Rethinking Transportation: The Economic Impact of Hyperloop Technology

The promise of hyperloop technology is not just confined to science fiction anymore. With companies like Virgin Hyperloop pushing the envelope on high-speed transportation, the economic implications are beginning to materialize. This innovation could reshape the transportation landscape, offering an alternative to traditional rail and air travel.

At its core, hyperloop is a transportation system that relies on pods moving through low-pressure tubes at speeds of up to 750 miles per hour. Imagine commuting from San Francisco to Los Angeles in under 30 minutes, drastically reducing travel time and unlocking new economic corridors.

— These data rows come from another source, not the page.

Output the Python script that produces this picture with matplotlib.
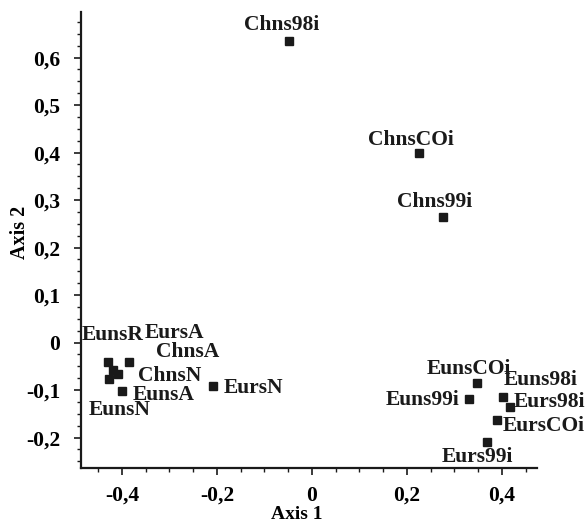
import matplotlib
matplotlib.use("Agg")
import matplotlib.pyplot as plt
from matplotlib.ticker import MultipleLocator, FuncFormatter

labels = ["Chns98i", "ChnsCOi", "Chns99i",
          "EunsCOi", "Euns99i", "Euns98i", "Eurs98i", "EursCOi", "Eurs99i",
          "EunsR", "EursA", "ChnsA", "ChnsN", "EunsN", "EunsA", "EursN"]
axis1 = [-0.048, 0.226, 0.276,
         0.348, 0.330, 0.403, 0.417, 0.390, 0.368,
         -0.429, -0.386, -0.418, -0.408, -0.427, -0.399, -0.209]
axis2 = [0.635, 0.399, 0.265,
         -0.084, -0.118, -0.115, -0.135, -0.163, -0.209,
         -0.041, -0.041, -0.057, -0.067, -0.077, -0.102, -0.091]

# label offsets in pixels (style only)
offsets = [(-8, 16), (-8, 13), (-9, 15),
           (-8, 14), (-46, -1), (37, 17), (39, 5), (46, -6), (-9, -15),
           (5, 27), (46, 29), (74, 18), (52, -2), (11, -31), (41, -4), (41, -2)]

plt.rcParams['font.family'] = ['Liberation Serif', 'DejaVu Serif']
plt.rcParams['font.weight'] = 'bold'
FS = 15.5

fig = plt.figure(figsize=(5.86, 5.24), dpi=100)
ax = fig.add_axes([81/586, 56/524, (536.7-81)/586, (468-12)/524])

ax.plot(axis1, axis2, linestyle='none', marker='s', markersize=5.8,
        color='#1a1a1a')
for lab, x, y, off in zip(labels, axis1, axis2, offsets):
    ax.annotate(lab, (x, y), xytext=off, textcoords='offset pixels',
                ha='center', va='center', fontsize=FS, fontweight='bold',
                color='#1a1a1a')

ax.set_xlim(-0.486, 0.473)
ax.set_ylim(-0.264, 0.696)

for s in ['top', 'right']:
    ax.spines[s].set_visible(False)
for s in ['left', 'bottom']:
    ax.spines[s].set_linewidth(1.6)
    ax.spines[s].set_color('#1a1a1a')

ax.xaxis.set_major_locator(MultipleLocator(0.2))
ax.xaxis.set_minor_locator(MultipleLocator(0.05))
ax.yaxis.set_major_locator(MultipleLocator(0.1))
ax.yaxis.set_minor_locator(MultipleLocator(0.025))

def fmt(v, pos):
    if abs(v) < 1e-9:
        return "0"
    return ("%.1f" % v).replace(".", ",")

ax.xaxis.set_major_formatter(FuncFormatter(fmt))
ax.yaxis.set_major_formatter(FuncFormatter(fmt))
ax.tick_params(which='major', direction='out', length=5, width=1.2,
               labelsize=FS, color='#1a1a1a')
ax.tick_params(which='minor', direction='out', length=3, width=1.0,
               color='#1a1a1a')
ax.tick_params(axis='y', which='major', pad=10)
ax.tick_params(axis='x', which='major', pad=8)

ax.set_xlabel("Axis 1", fontsize=14, fontweight='bold', va='top')
ax.xaxis.set_label_coords(0.474, -0.083)
ax.set_ylabel("Axis 2", fontsize=14.5, fontweight='bold')
ax.yaxis.set_label_coords(-0.112, 0.516)

fig.savefig("out.png", dpi=100)
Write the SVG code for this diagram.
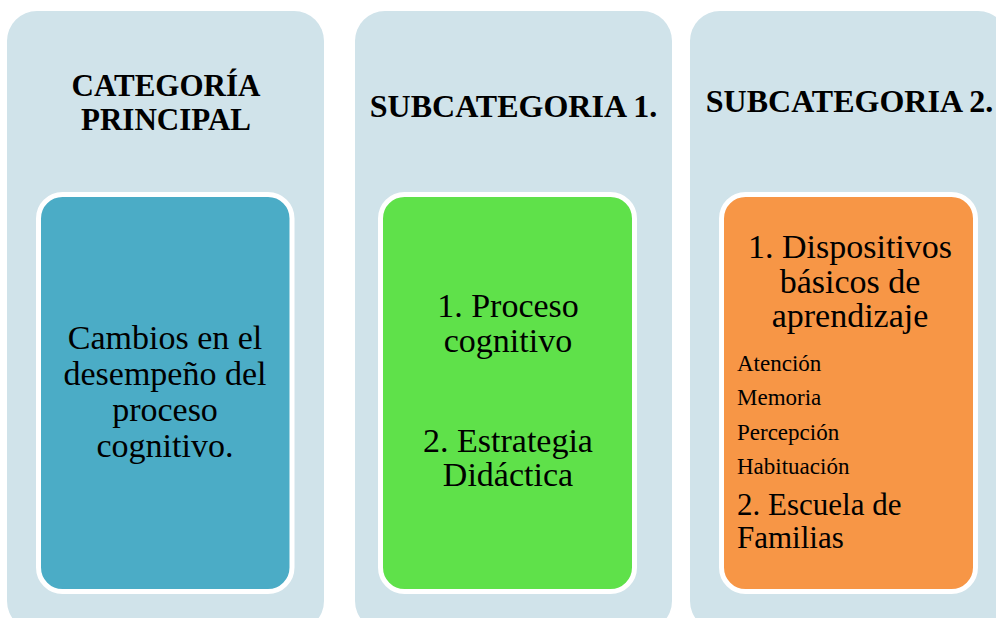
<svg xmlns="http://www.w3.org/2000/svg" width="996" height="618" viewBox="0 0 996 618">
<style>
.panel{fill:#D0E3EA}
.box{stroke:#FFFFFF;stroke-width:5}
.title{font-family:"Liberation Serif",serif;font-weight:bold;font-size:32px;fill:#000;text-anchor:middle}
.t2{font-size:31px}
.body{font-family:"Liberation Serif",serif;font-size:34px;fill:#000;text-anchor:middle}
.small{font-family:"Liberation Serif",serif;font-size:23px;fill:#000}
.mid{font-family:"Liberation Serif",serif;font-size:31px;fill:#000}
</style>
<rect width="996" height="618" fill="#FFFFFF"/>
<g id="categoria-principal">
<rect class="panel" x="7" y="11" width="317" height="620" rx="30"/>
<text class="title t2" x="166" y="96">CATEGORÍA</text>
<text class="title t2" x="166" y="130">PRINCIPAL</text>
<rect class="box" x="38.5" y="194.5" width="253.5" height="397" rx="24" fill="#4BACC6"/>
<text class="body" x="165" y="349">Cambios en el</text>
<text class="body" x="165" y="385">desempeño del</text>
<text class="body" x="165" y="421">proceso</text>
<text class="body" x="165" y="457">cognitivo.</text>
</g>
<g id="subcategoria-1">
<rect class="panel" x="355" y="11" width="317" height="620" rx="30"/>
<text class="title" x="513.5" y="117">SUBCATEGORIA 1.</text>
<rect class="box" x="380.5" y="194.5" width="254" height="397" rx="24" fill="#5FE14A"/>
<text class="body" x="508" y="317">1. Proceso</text>
<text class="body" x="508" y="352">cognitivo</text>
<text class="body" x="508" y="452">2. Estrategia</text>
<text class="body" x="508" y="486">Didáctica</text>
</g>
<g id="subcategoria-2">
<rect class="panel" x="690" y="11" width="318" height="620" rx="30"/>
<text class="title" x="849.5" y="112">SUBCATEGORIA 2.</text>
<rect class="box" x="721.5" y="194.5" width="254" height="397" rx="24" fill="#F79646"/>
<text class="body" x="850" y="258">1. Dispositivos</text>
<text class="body" x="850" y="293">básicos de</text>
<text class="body" x="850" y="327">aprendizaje</text>
<text class="small" x="737" y="371">Atención</text>
<text class="small" x="737" y="405">Memoria</text>
<text class="small" x="737" y="440">Percepción</text>
<text class="small" x="737" y="474">Habituación</text>
<text class="mid" x="737" y="515">2. Escuela de</text>
<text class="mid" x="737" y="548">Familias</text>
</g>
<g id="connectors"/>
</svg>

As governments around the world grapple with the challenges of aging infrastructure and increased congestion, hyperloop presents a tantalizing solution. In 2020, the United States spent over $39 billion on its highway system alone, with many cities buckling under the weight of traffic and pollution. Hyperloop could alleviate some of this burden, allowing for the reallocation of public funds to other pressing needs.

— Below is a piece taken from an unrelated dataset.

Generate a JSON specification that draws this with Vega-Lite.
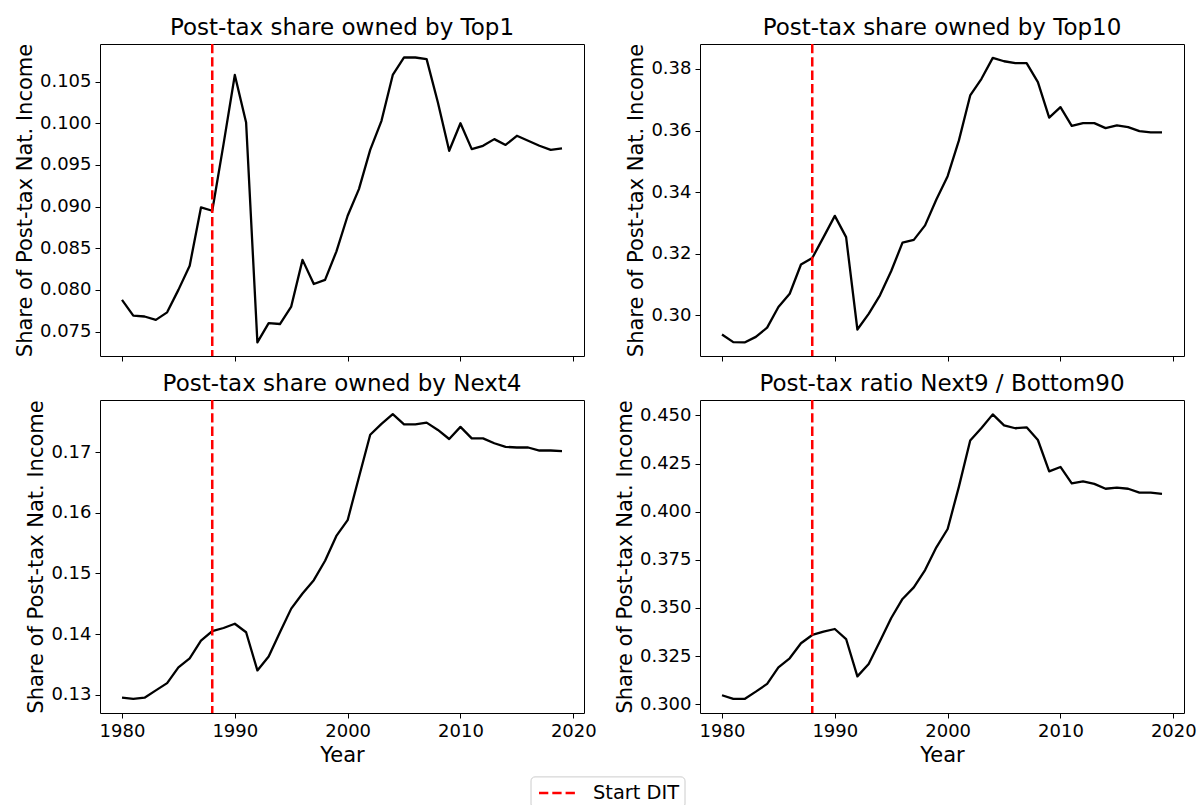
{
  "$schema": "https://vega.github.io/schema/vega-lite/v6.json",
  "padding": {"left": 13, "top": 16, "right": 5, "bottom": 0},
  "background": "white",
  "datasets": {
    "shares": [
      {"year": 1980, "top1": 0.0788, "top10": 0.2938, "next4": 0.1295, "ratio": 0.3047},
      {"year": 1981, "top1": 0.0769, "top10": 0.2913, "next4": 0.1293, "ratio": 0.3028},
      {"year": 1982, "top1": 0.0768, "top10": 0.2912, "next4": 0.1295, "ratio": 0.3028},
      {"year": 1983, "top1": 0.0764, "top10": 0.2930, "next4": 0.1307, "ratio": 0.3066},
      {"year": 1984, "top1": 0.0773, "top10": 0.2960, "next4": 0.1319, "ratio": 0.3106},
      {"year": 1985, "top1": 0.0800, "top10": 0.3027, "next4": 0.1345, "ratio": 0.3192},
      {"year": 1986, "top1": 0.0829, "top10": 0.3070, "next4": 0.1360, "ratio": 0.3239},
      {"year": 1987, "top1": 0.0899, "top10": 0.3165, "next4": 0.1389, "ratio": 0.3317},
      {"year": 1988, "top1": 0.0895, "top10": 0.3186, "next4": 0.1405, "ratio": 0.3360},
      {"year": 1989, "top1": 0.0975, "top10": 0.3254, "next4": 0.1410, "ratio": 0.3377},
      {"year": 1990, "top1": 0.1058, "top10": 0.3323, "next4": 0.1417, "ratio": 0.3391},
      {"year": 1991, "top1": 0.1001, "top10": 0.3254, "next4": 0.1403, "ratio": 0.3339},
      {"year": 1992, "top1": 0.0737, "top10": 0.2954, "next4": 0.1340, "ratio": 0.3145},
      {"year": 1993, "top1": 0.0760, "top10": 0.3005, "next4": 0.1363, "ratio": 0.3209},
      {"year": 1994, "top1": 0.0759, "top10": 0.3065, "next4": 0.1403, "ratio": 0.3327},
      {"year": 1995, "top1": 0.0780, "top10": 0.3144, "next4": 0.1442, "ratio": 0.3448},
      {"year": 1996, "top1": 0.0836, "top10": 0.3236, "next4": 0.1467, "ratio": 0.3547},
      {"year": 1997, "top1": 0.0807, "top10": 0.3245, "next4": 0.1489, "ratio": 0.3607},
      {"year": 1998, "top1": 0.0812, "top10": 0.3292, "next4": 0.1521, "ratio": 0.3697},
      {"year": 1999, "top1": 0.0846, "top10": 0.3376, "next4": 0.1562, "ratio": 0.3815},
      {"year": 2000, "top1": 0.0889, "top10": 0.3452, "next4": 0.1588, "ratio": 0.3910},
      {"year": 2001, "top1": 0.0921, "top10": 0.3568, "next4": 0.1659, "ratio": 0.4130},
      {"year": 2002, "top1": 0.0968, "top10": 0.3714, "next4": 0.1729, "ratio": 0.4369},
      {"year": 2003, "top1": 0.1003, "top10": 0.3768, "next4": 0.1747, "ratio": 0.4434},
      {"year": 2004, "top1": 0.1058, "top10": 0.3836, "next4": 0.1763, "ratio": 0.4505},
      {"year": 2005, "top1": 0.1079, "top10": 0.3825, "next4": 0.1746, "ratio": 0.4448},
      {"year": 2006, "top1": 0.1079, "top10": 0.3819, "next4": 0.1746, "ratio": 0.4433},
      {"year": 2007, "top1": 0.1077, "top10": 0.3819, "next4": 0.1749, "ratio": 0.4438},
      {"year": 2008, "top1": 0.1025, "top10": 0.3757, "next4": 0.1737, "ratio": 0.4372},
      {"year": 2009, "top1": 0.0967, "top10": 0.3642, "next4": 0.1722, "ratio": 0.4209},
      {"year": 2010, "top1": 0.1000, "top10": 0.3676, "next4": 0.1742, "ratio": 0.4232},
      {"year": 2011, "top1": 0.0969, "top10": 0.3615, "next4": 0.1723, "ratio": 0.4147},
      {"year": 2012, "top1": 0.0973, "top10": 0.3624, "next4": 0.1723, "ratio": 0.4157},
      {"year": 2013, "top1": 0.0981, "top10": 0.3624, "next4": 0.1715, "ratio": 0.4144},
      {"year": 2014, "top1": 0.0974, "top10": 0.3608, "next4": 0.1709, "ratio": 0.4119},
      {"year": 2015, "top1": 0.0985, "top10": 0.3617, "next4": 0.1708, "ratio": 0.4125},
      {"year": 2016, "top1": 0.0979, "top10": 0.3611, "next4": 0.1708, "ratio": 0.4119},
      {"year": 2017, "top1": 0.0973, "top10": 0.3598, "next4": 0.1703, "ratio": 0.4099},
      {"year": 2018, "top1": 0.0968, "top10": 0.3594, "next4": 0.1703, "ratio": 0.4099},
      {"year": 2019, "top1": 0.0970, "top10": 0.3594, "next4": 0.1702, "ratio": 0.4092}
    ],
    "events": [
      {"year": 1988, "event": "Start DIT"}
    ]
  },
  "config": {
    "font": "DejaVu Sans",
    "view": {"stroke": "black", "strokeWidth": 1},
    "axis": {
      "grid": false,
      "domain": false,
      "tickColor": "black",
      "tickSize": 5,
      "tickWidth": 1,
      "labelFont": "DejaVu Sans",
      "labelFontSize": 18,
      "labelColor": "black",
      "labelPadding": 4,
      "titleFont": "DejaVu Sans",
      "titleFontSize": 21,
      "titleFontWeight": "normal",
      "titleColor": "black",
      "titlePadding": 4
    },
    "title": {"font": "DejaVu Sans", "fontSize": 23, "fontWeight": "normal", "color": "black", "offset": 3},
    "legend": {
      "labelFont": "DejaVu Sans",
      "labelFontSize": 19.4,
      "labelColor": "black"
    }
  },
  "bounds": "flush",
  "columns": 2,
  "spacing": {"row": 44, "column": 116},
  "concat": [
    {
      "title": "Post-tax share owned by Top1",
      "width": 484,
      "height": 312,
      "layer": [
        {
          "data": {"name": "shares"},
          "mark": {"type": "line", "color": "black", "strokeWidth": 2.3, "strokeJoin": "round"},
          "encoding": {
            "x": {"field": "year", "type": "quantitative", "scale": {"domain": [1978.05, 2020.95], "nice": false, "zero": false}, "axis": {"values": [1980, 1990, 2000, 2010, 2020], "labels": false, "title": null}},
            "y": {"field": "top1", "type": "quantitative", "scale": {"domain": [0.07206, 0.10952], "nice": false, "zero": false}, "axis": {"values": [0.075, 0.08, 0.085, 0.09, 0.095, 0.1, 0.105], "format": ".3f", "title": "Share of Post-tax Nat. Income"}}
          }
        },
        {
          "data": {"name": "events"},
          "mark": {"type": "rule", "strokeWidth": 2.5, "strokeDash": [9.3, 4]},
          "encoding": {
            "x": {"field": "year", "type": "quantitative"},
            "stroke": {
              "field": "event",
              "type": "nominal",
              "scale": {"domain": ["Start DIT"], "range": ["#ff0000"]},
              "legend": {
                "title": null,
                "orient": "none",
                "legendX": 430.5,
                "legendY": 732.4,
                "symbolType": "M-1.95,0H1.95",
                "symbolSize": 400,
                "symbolStrokeWidth": 2.5,
                "symbolDash": [9.3, 4],
                "symbolOffset": 11.5,
                "labelOffset": 23,
                "padding": 5,
                "strokeColor": "#cccccc",
                "fillColor": "white",
                "cornerRadius": 4
              }
            }
          }
        }
      ]
    },
    {
      "title": "Post-tax share owned by Top10",
      "width": 484,
      "height": 312,
      "layer": [
        {
          "data": {"name": "shares"},
          "mark": {"type": "line", "color": "black", "strokeWidth": 2.3, "strokeJoin": "round"},
          "encoding": {
            "x": {"field": "year", "type": "quantitative", "scale": {"domain": [1978.05, 2020.95], "nice": false, "zero": false}, "axis": {"values": [1980, 1990, 2000, 2010, 2020], "labels": false, "title": null}},
            "y": {"field": "top10", "type": "quantitative", "scale": {"domain": [0.2868, 0.3881], "nice": false, "zero": false}, "axis": {"values": [0.3, 0.32, 0.34, 0.36, 0.38], "format": ".2f", "title": "Share of Post-tax Nat. Income"}}
          }
        },
        {
          "data": {"name": "events"},
          "mark": {"type": "rule", "color": "#ff0000", "strokeWidth": 2.5, "strokeDash": [9.3, 4]},
          "encoding": {
            "x": {"field": "year", "type": "quantitative"}
          }
        }
      ]
    },
    {
      "title": "Post-tax share owned by Next4",
      "width": 484,
      "height": 313,
      "layer": [
        {
          "data": {"name": "shares"},
          "mark": {"type": "line", "color": "black", "strokeWidth": 2.3, "strokeJoin": "round"},
          "encoding": {
            "x": {"field": "year", "type": "quantitative", "scale": {"domain": [1978.05, 2020.95], "nice": false, "zero": false}, "axis": {"values": [1980, 1990, 2000, 2010, 2020], "format": "d", "title": "Year"}},
            "y": {"field": "next4", "type": "quantitative", "scale": {"domain": [0.12697, 0.17864], "nice": false, "zero": false}, "axis": {"values": [0.13, 0.14, 0.15, 0.16, 0.17], "format": ".2f", "title": "Share of Post-tax Nat. Income"}}
          }
        },
        {
          "data": {"name": "events"},
          "mark": {"type": "rule", "color": "#ff0000", "strokeWidth": 2.5, "strokeDash": [9.3, 4]},
          "encoding": {
            "x": {"field": "year", "type": "quantitative"}
          }
        }
      ]
    },
    {
      "title": "Post-tax ratio Next9 / Bottom90",
      "width": 484,
      "height": 313,
      "layer": [
        {
          "data": {"name": "shares"},
          "mark": {"type": "line", "color": "black", "strokeWidth": 2.3, "strokeJoin": "round"},
          "encoding": {
            "x": {"field": "year", "type": "quantitative", "scale": {"domain": [1978.05, 2020.95], "nice": false, "zero": false}, "axis": {"values": [1980, 1990, 2000, 2010, 2020], "format": "d", "title": "Year"}},
            "y": {"field": "ratio", "type": "quantitative", "scale": {"domain": [0.2955, 0.45796], "nice": false, "zero": false}, "axis": {"values": [0.3, 0.325, 0.35, 0.375, 0.4, 0.425, 0.45], "format": ".3f", "title": "Share of Post-tax Nat. Income"}}
          }
        },
        {
          "data": {"name": "events"},
          "mark": {"type": "rule", "color": "#ff0000", "strokeWidth": 2.5, "strokeDash": [9.3, 4]},
          "encoding": {
            "x": {"field": "year", "type": "quantitative"}
          }
        }
      ]
    }
  ]
}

Countries like India are taking notice. The Indian Ministry of Transportation has signed a memorandum of understanding with Virgin Hyperloop to explore the feasibility of a hyperloop system between Pune and Mumbai. The project is estimated to create thousands of jobs and stimulate local economies. If successful, it could serve as a blueprint for other nations looking to modernize their transportation infrastructure while addressing environmental concerns.

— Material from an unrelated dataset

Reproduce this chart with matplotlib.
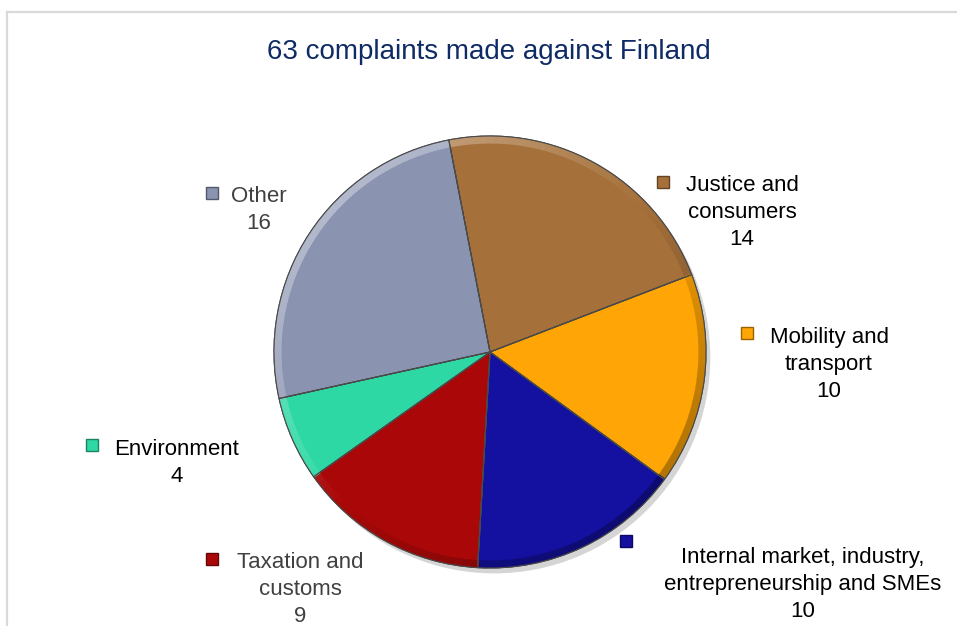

However, it’s crucial to consider the economic ramifications beyond just job creation. Hyperloop technology could theoretically reduce logistics costs significantly. Currently, transportation accounts for about 8% of global GDP, and an efficient system could bolster trade by reducing shipping times and costs. This efficiency may prove especially beneficial in emerging markets where infrastructure is often lacking.

Yet, the road to hyperloop implementation is fraught with challenges. The capital required to develop these systems is substantial. Estimates suggest that initial investments could range from $6 to $10 billion for a 100-mile stretch. This raises questions about funding models. Should private companies lead the way, or is public-private partnership the answer? This dilemma is reminiscent of the early days of railroads in the 19th century, where government support was crucial to overcoming initial hurdles.

Additionally, there’s the issue of regulatory frameworks. The aviation industry took decades to establish the safety and operational standards we have today. Hyperloop will require similar scrutiny and must navigate the complexities of existing transportation laws. Countries willing to adapt their regulatory environments could see a first-mover advantage.

Moreover, the societal implications of hyperloop technology cannot be ignored. High-speed transportation could exacerbate economic inequalities if not managed properly. Access to such technology may initially favor affluent urban areas, leaving rural regions and lower-income populations at a disadvantage. Policymakers must ensure that investments in hyperloop technology are accompanied by initiatives aimed at equitable access.

Ongoing pilot projects and research initiatives, such as those led by the European Hyperloop Program and various universities, will play a crucial role in shaping this future. As the hyperloop moves from concept to reality, the economic landscape for transportation may very well shift, offering a glimpse into a faster, greener, and more interconnected world.